Jennifer Pedersen is planning a vacation to North Carolina’s Outer Banks for later this month. It will be the third year that a group of six families from her neighborhood in Reston — including 14 children ages 2 to 10 — will travel together. That’s a lot of personalities, preferences and politics in an eight-bedroom house. It helps to have a clear routine and rules, Ms. Pedersen says.

The most important rule: Any adult has veto power on bringing a new family into the mix.

“Vacation time is precious,” Ms. Pedersen says. “I would never ask someone who would make it not a vacation. You can even be great friends with them the rest of the year. It doesn’t mean you have to vacation with them.”

Other rules Ms. Pedersen’s group has agreed upon in advance: bedtimes, the use of video games (from 1 to 3 p.m. only) and who brings what.

Each family provides its own breakfast, lunch and snacks. It is agreed in advance that each family takes one night to cook dinner for everyone. (An organized e-mail list prevents duplicates.) The extra night is pizza night. This year, the group is bringing two baby sitters to free up parents up equally.

“It is important for us to agree on all of this in advance,” Ms. Pedersen says.
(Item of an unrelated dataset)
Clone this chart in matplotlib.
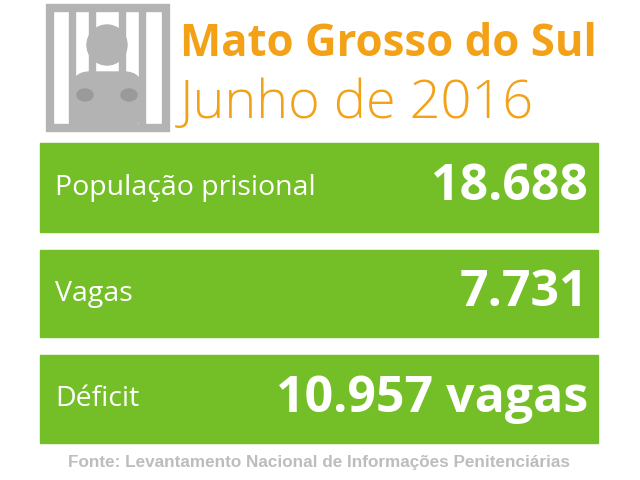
import matplotlib
matplotlib.use("Agg")
import matplotlib.pyplot as plt
from matplotlib.patches import Rectangle, Circle, FancyBboxPatch, Ellipse

title = "Mato Grosso do Sul"
subtitle = "Junho de 2016"
labels = ["População prisional", "Vagas", "Déficit"]
values = ["18.688", "7.731", "10.957 vagas"]
source = "Fonte: Levantamento Nacional de Informações Penitenciárias"

GREEN = "#74bf28"
ORANGE = "#f3a117"
GRAY = "#b3b3b3"

fig = plt.figure(figsize=(6.4, 4.8), dpi=100)
ax = fig.add_axes([0, 0, 1, 1])
ax.set_xlim(0, 640); ax.set_ylim(480, 0); ax.axis("off")

# icon: person behind bars
ax.add_patch(Circle((107, 45), 20, color=GRAY))
ax.add_patch(FancyBboxPatch((72, 72), 70, 56, boxstyle="round,pad=0,rounding_size=18", color=GRAY))
for x in [72, 92, 122, 142]:
    ax.add_patch(Rectangle((x - 3, 8), 6, 120, color=GRAY))
ax.add_patch(Rectangle((50, 8), 116, 120, fill=False, ec=GRAY, lw=6))
for x in [85, 129]:
    ax.add_patch(Ellipse((x, 95), 16, 12, color="#9a9a9a"))

ax.text(180, 45, title, color=ORANGE, fontsize=31.5, fontweight="bold",
        family="Open Sans", va="center", ha="left")
ax.text(180, 104, subtitle, color=ORANGE, fontsize=39, fontweight="light",
        family="Open Sans", va="center", ha="left")

boxes = [(143, 89), (250, 87), (355, 88)]
for (y, h), lab, val in zip(boxes, labels, values):
    ax.add_patch(Rectangle((40, y), 558, h, color=GREEN))
    ax.text(55, y + h / 2, lab, color="white", fontsize=20.5, family="Open Sans",
            va="center", ha="left")
    ax.text(588, y + h / 2, val, color="white", fontsize=36, fontweight="bold",
            family="Open Sans", va="center", ha="right")

ax.text(319, 463, source, color="#bdbdbd", fontsize=12.3, fontweight="bold",
        family="Liberation Sans", va="center", ha="center")

fig.savefig("out.png", dpi=100)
Of course, when a house is full of individuals rather than families, the rules usually are different.

It is complicated to organize a summer share at the beach. In this type of arrangement, people join a house and are guaranteed a space certain weekends during the season.
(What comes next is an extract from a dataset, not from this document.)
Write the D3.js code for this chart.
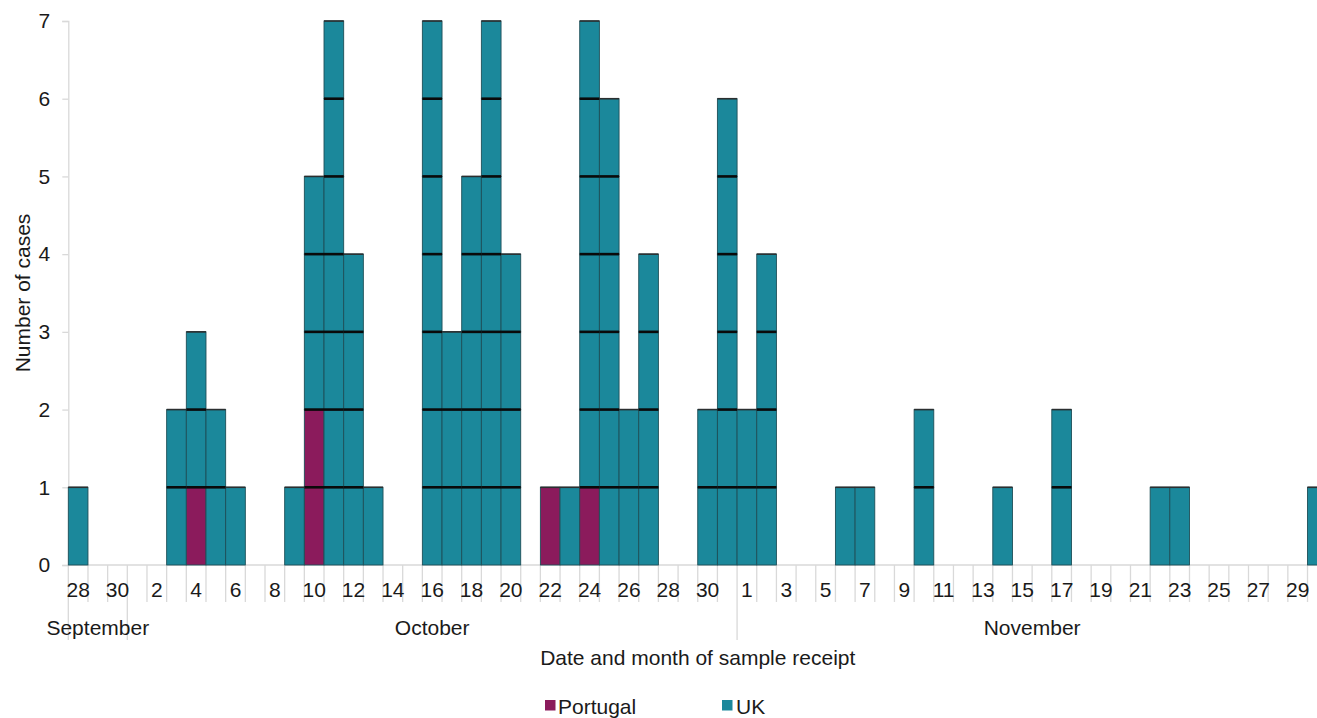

Rich Godbout has been doing a summer share at Dewey Beach for 10 years. Some rules are necessary to keep everyone happy.

“Any drama at a beach house comes from people who don’t know how to interact well,” says Mr. Godbout, 36, a Bethesda mortgage broker. “Those people quickly find themselves not enjoying the beach.”

Mr. Godbout is part of a team that is making a movie about the Dewey Beach house scene. The team has been filming “Dewey Beach: The Movie” this summer and hopes to release it this winter.
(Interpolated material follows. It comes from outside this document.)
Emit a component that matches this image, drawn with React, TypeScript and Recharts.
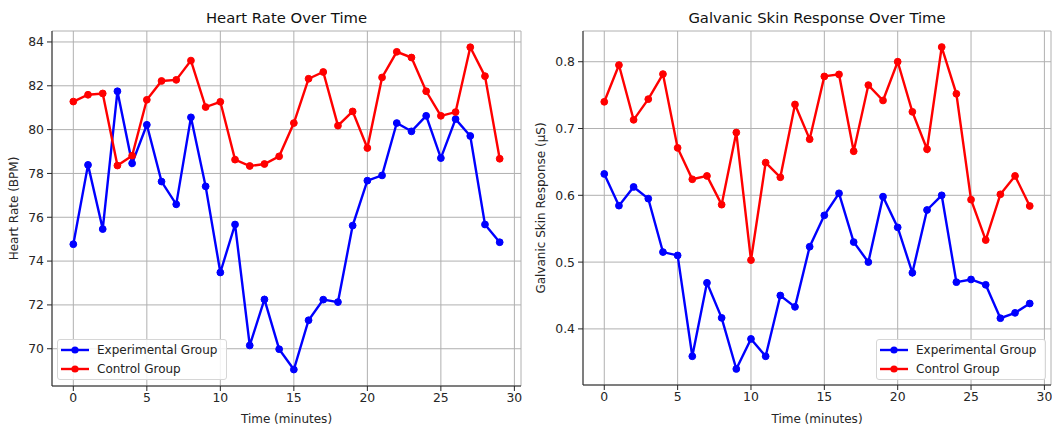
import React from 'react';
import { LineChart, Line, XAxis, YAxis, CartesianGrid, Label } from 'recharts';

const minutes = [0, 1, 2, 3, 4, 5, 6, 7, 8, 9, 10, 11, 12, 13, 14, 15, 16, 17, 18, 19, 20, 21, 22, 23, 24, 25, 26, 27, 28, 29];

const hrExperimental = [74.77, 78.39, 75.46, 81.75, 78.46, 80.22, 77.63, 76.59, 80.56, 77.41, 73.48, 75.67, 70.15, 72.25, 69.98, 69.05, 71.3, 72.24, 72.13, 75.62, 77.67, 77.91, 80.3, 79.92, 80.63, 78.7, 80.48, 79.71, 75.67, 74.86];
const hrControl = [81.28, 81.59, 81.65, 78.36, 78.81, 81.36, 82.22, 82.27, 83.15, 81.03, 81.27, 78.63, 78.34, 78.43, 78.78, 80.3, 82.32, 82.63, 80.18, 80.83, 79.16, 82.38, 83.55, 83.29, 81.75, 80.63, 80.8, 83.76, 82.44, 78.67];

const gsrExperimental = [0.632, 0.5845, 0.6125, 0.595, 0.515, 0.51, 0.359, 0.469, 0.4165, 0.34, 0.385, 0.359, 0.45, 0.433, 0.523, 0.57, 0.603, 0.53, 0.5, 0.598, 0.552, 0.484, 0.578, 0.6, 0.47, 0.474, 0.466, 0.416, 0.424, 0.438];
const gsrControl = [0.74, 0.795, 0.713, 0.744, 0.7815, 0.671, 0.624, 0.629, 0.586, 0.694, 0.503, 0.649, 0.627, 0.736, 0.684, 0.778, 0.781, 0.666, 0.765, 0.742, 0.8, 0.725, 0.669, 0.822, 0.752, 0.5935, 0.533, 0.6015, 0.629, 0.584];

const xTicks = [0, 5, 10, 15, 20, 25, 30];
const hrTicks = [70, 72, 74, 76, 78, 80, 82, 84];
const gsrTicks = [0.4, 0.5, 0.6, 0.7, 0.8];

const seriesNames = ['Experimental Group', 'Control Group'];
const seriesColors = ['#0000ff', '#ff0000'];
const titles = ['Heart Rate Over Time', 'Galvanic Skin Response Over Time'];

const FONT = "'DejaVu Sans', sans-serif";
const AXIS = '#262626';
const GRID = '#b0b0b0';

const hrData = minutes.map((t, i) => ({ t, exp: hrExperimental[i], ctrl: hrControl[i] }));
const gsrData = minutes.map((t, i) => ({ t, exp: gsrExperimental[i], ctrl: gsrControl[i] }));

function LegendBox({ left, top }: { left: number; top: number }) {
  return (
    <div
      style={{
        position: 'absolute',
        left,
        top,
        width: 170,
        height: 41,
        boxSizing: 'border-box',
        border: '1px solid #d6d6d6',
        borderRadius: 3,
        background: 'rgba(255,255,255,0.85)',
        fontFamily: FONT,
        fontSize: 12,
        color: '#222',
        paddingTop: 1,
      }}
    >
      {seriesNames.map((name, i) => (
        <div key={name} style={{ display: 'flex', alignItems: 'center', height: 18.5, paddingLeft: 3 }}>
          <svg width={28} height={10} style={{ marginRight: 8, flex: 'none' }}>
            <line x1={0} y1={5} x2={28} y2={5} stroke={seriesColors[i]} strokeWidth={2.4} />
            <circle cx={14} cy={5} r={3.6} fill={seriesColors[i]} />
          </svg>
          <span style={{ whiteSpace: 'nowrap' }}>{name}</span>
        </div>
      ))}
    </div>
  );
}

type PanelProps = {
  data: { t: number; exp: number; ctrl: number }[];
  width: number;
  marginRight: number;
  yWidth: number;
  xHeight: number;
  yDomain: [number, number];
  yTicks: number[];
  yLabel: string;
  yLabelOffset: number;
  fmt: (v: number) => string;
};

function Panel({ data, width, marginRight, yWidth, xHeight, yDomain, yTicks, yLabel, yLabelOffset, fmt }: PanelProps) {
  const tickStyle = { fill: AXIS, fontSize: 12.4, fontFamily: FONT };
  return (
    <LineChart width={width} height={428} data={data} margin={{ top: 31, right: marginRight, bottom: 0, left: 0 }}>
      <CartesianGrid stroke={GRID} strokeWidth={1} />
      <XAxis
        dataKey="t"
        type="number"
        domain={[-1.45, 30.45]}
        ticks={xTicks}
        allowDataOverflow
        height={xHeight}
        tick={tickStyle}
        tickLine={{ stroke: AXIS }}
        axisLine={{ stroke: AXIS }}
        tickSize={5}
        tickMargin={2}
        interval={0}
      >
        <Label value="Time (minutes)" position="insideBottom" offset={5} style={{ fill: AXIS, fontSize: 12, fontFamily: FONT }} />
      </XAxis>
      <XAxis
        xAxisId="top"
        dataKey="t"
        type="number"
        orientation="top"
        domain={[-1.45, 30.45]}
        allowDataOverflow
        height={0}
        tick={false}
        tickLine={false}
        axisLine={{ stroke: AXIS }}
      />
      <YAxis
        type="number"
        domain={yDomain}
        ticks={yTicks}
        allowDataOverflow
        width={yWidth}
        tick={tickStyle}
        tickFormatter={fmt}
        tickLine={{ stroke: AXIS }}
        axisLine={{ stroke: AXIS }}
        tickSize={5}
        tickMargin={3}
        interval={0}
      >
        <Label value={yLabel} angle={-90} position="insideLeft" offset={yLabelOffset} style={{ textAnchor: 'middle', fill: AXIS, fontSize: 12, fontFamily: FONT }} />
      </YAxis>
      <YAxis
        yAxisId="right"
        orientation="right"
        type="number"
        domain={yDomain}
        allowDataOverflow
        width={0}
        tick={false}
        tickLine={false}
        axisLine={{ stroke: AXIS }}
      />
      <Line
        dataKey="exp"
        name={seriesNames[0]}
        stroke={seriesColors[0]}
        strokeWidth={2.4}
        dot={{ r: 3.4, fill: seriesColors[0], stroke: seriesColors[0], strokeWidth: 1 }}
        isAnimationActive={false}
      />
      <Line
        dataKey="ctrl"
        name={seriesNames[1]}
        stroke={seriesColors[1]}
        strokeWidth={2.4}
        dot={{ r: 3.4, fill: seriesColors[1], stroke: seriesColors[1], strokeWidth: 1 }}
        isAnimationActive={false}
      />
    </LineChart>
  );
}

export default function App() {
  return (
    <div style={{ position: 'absolute', left: 0, top: 0, width: 1052, height: 428, background: '#fff', fontFamily: FONT }}>
      <div style={{ position: 'absolute', left: 0, top: 0 }}>
        <Panel
          data={hrData}
          width={530}
          marginRight={9}
          yWidth={52}
          xHeight={42}
          yDomain={[68.3, 84.5]}
          yTicks={hrTicks}
          yLabel="Heart Rate (BPM)"
          yLabelOffset={14}
          fmt={(v) => String(v)}
        />
      </div>
      <div style={{ position: 'absolute', left: 530, top: 0 }}>
        <Panel
          data={gsrData}
          width={522}
          marginRight={1}
          yWidth={53}
          xHeight={43}
          yDomain={[0.316, 0.846]}
          yTicks={gsrTicks}
          yLabel="Galvanic Skin Response (µS)"
          yLabelOffset={11}
          fmt={(v) => v.toFixed(1)}
        />
      </div>
      <svg width={1052} height={30} style={{ position: 'absolute', left: 0, top: 0, pointerEvents: 'none' }}>
        <text x={286.5} y={22.5} textAnchor="middle" fontFamily={FONT} fontSize={14.8} fill="#111">{titles[0]}</text>
        <text x={817} y={22.5} textAnchor="middle" fontFamily={FONT} fontSize={14.8} fill="#111">{titles[1]}</text>
      </svg>
      <LegendBox left={57} top={339} />
      <LegendBox left={876} top={339} />
    </div>
  );
}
Some Dewey Beach singles houses have virtually no rules other than “You barf; you mop” and “No smoking.”

Those were the basics for Mr. Godbout’s house, which was reorganized this year. Other rules: Full-share members get a bed. Guests pay the $25 fee and should bring a case of beer.

“For the most part, it is just common courtesy,” he says.

Mike McDonnell, a Washington lawyer, was the moderator of Mr. Godbout’s house for about seven years. Having someone in charge of a summer share, where different mixes of people are vacationing every weekend for the season, is crucial, he says.

Mrs. Nussbaum agrees.

“Ideally, you should have two people in charge,” she says. “You should have one person in charge of the money and another in charge of maintenance,” including hiring a cleaning service and arranging repairs. “You can’t make decisions by committee when you have 20 people.”

Mr. McDonnell says that in his singles share, he tried to keep to the guideline that guests must park on the street, not in the limited owners’ parking. Other good rules: if you see a bag on a bed, that bed has been taken; and don’t climb in bed with anyone you don’t know. In a singles share, a sure way to make the summer awkward is to “hook up” with someone in the house. Though most houses don’t have rules about it, common sense says to beware, Mr. McDonnell says.

“My own personal rule was don’t date someone in your own house early in the summer,” says Mr. McDonnell, 36. “You are just setting yourself up for disaster.”

Some personal rules can be broken, though. Mr. McDonnell met his fiancee two years ago on Memorial Day weekend. They are getting married this fall.

The couple recently bought their own Delaware beach house. This summer has taken on a quieter tone.

“Now when we go down to the beach on the weekend, we don’t have to share a bathroom with 15 people,” he says.